Thursday, March 08, 2007

Stephen Harper, Canadians everywhere, need to hear your plain spoken voice raised now.

I haven’t blogged about Mohamed Essam Ghoneim el-Attar, a former Egyptian national and now Canadian citizen, who had the misfortune of being arrested when he returned to visit his family in Egypt. Egyptian authorities have accused el-Attar of being a Christian-Zionist-Gay Mossad agent who was spying on the financial activities of Egyptian nationals while in Canada. But I should have. As a human being and a Canadian, I feel morally obliged to say something.
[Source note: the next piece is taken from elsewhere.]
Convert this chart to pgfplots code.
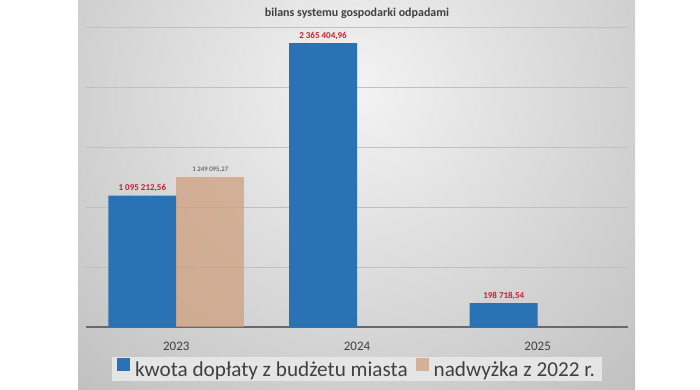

When I learned the first details of the case a few weeks ago I have to admit to being utterly stupefied by both the nature of the allegations and the alleged confession obtained under torture. What are the odds that the Mossad were able to recruit an Egyptian Christian-Zionist-Gay operative and place him in a position in Canada where he could spy on the financial dealings of Egyptian nationals in Canada? I mean really. If this isn’t the Protocol of the Elders of Zion time - what is?

It’s beyond farcical and it would be great laugh at the expense of Arab conspiracy theorists everywhere but there is a man’s life at stake. A Canadian man’s life. I voted for a change in government and I sincerely hope that Stephen Harper’s government is bringing all the pressure that can be brought to bear on the Egyptian authorities to arrange for this man’s release. The repercussions of this man’s arrest continue to ripple outward and it is not the sole the concern of this man’s family or his adopted land. Ynet News reports:
Some 2,000 Coptic and Greek Orthodox Christians in Egypt have been forbidden from making a pilgrimage to the Church of the Holy Sepulcher in east Jerusalem this coming Easter. Egyptian travel agents have informed their Israeli counterparts that the authorities in Cairo have decided not to allow this year’s pilgrimage, Yedioth Ahronoth has learned.

The decision is apparently not related to the uproar in Egypt surrounding the Israeli documentary film "Shaked Spirit ", but rather to the arrest of Mohamed Essam Ghoneim el-Attar, who is currently standing trial for allegedly spying for Mossad.
Meanwhile, Ra'anan Gissin, a former advisor to prime minister Sharon, and now a strategic consultant at the Herzliya Interdisciplinary Center, told Ynetnews on Thursday that he did not believe Egypt would cut ties with Israel. "They have made a lot of noise to appease the Islamist opposition. But not much beyond that," he added.

Gissin dismissed the importance of the film. "This story is not news," he said. "It just shows how important it is that Israel carries out more complex, aggressive, public diplomacy. The truth must be shown. Israeli television, all channels, must show some responsibility, and check these stories before they spread."

If Cairo really does cut ties with Israel, it would be Egypt, not Israel that would suffer the most, Gissin argued. "The situation in the Middle East after the second Lebanon war means that Egyptians must decide on what side they are on. Does Egypt fight the Islamic tsunami or does it stand on the side?" "Cutting ties with Israel is more harmful to Egypt than to Israel," he said, adding: "Egypt is very influenced by US aid and support. They receive two billion dollars a year."

Gissin stressed that it was Israel, rather than Egypt, that had cause for complaint on relations between the two countries. "There's no doubt that there is certain deterioration in relations," he said, citing arms smuggling from Egypt to Gaza as the main cause of that decline.

I find it an intensely interesting pretense that the Egyptian authorities use this bogus arrest as a pre-text to suggest Egypt has just cause to exhibit hostility towards Israel. As far as I am concerned, no Canadian citizen should ever be allowed to be used as a unwilling pawn to further a foreign government's political agenda.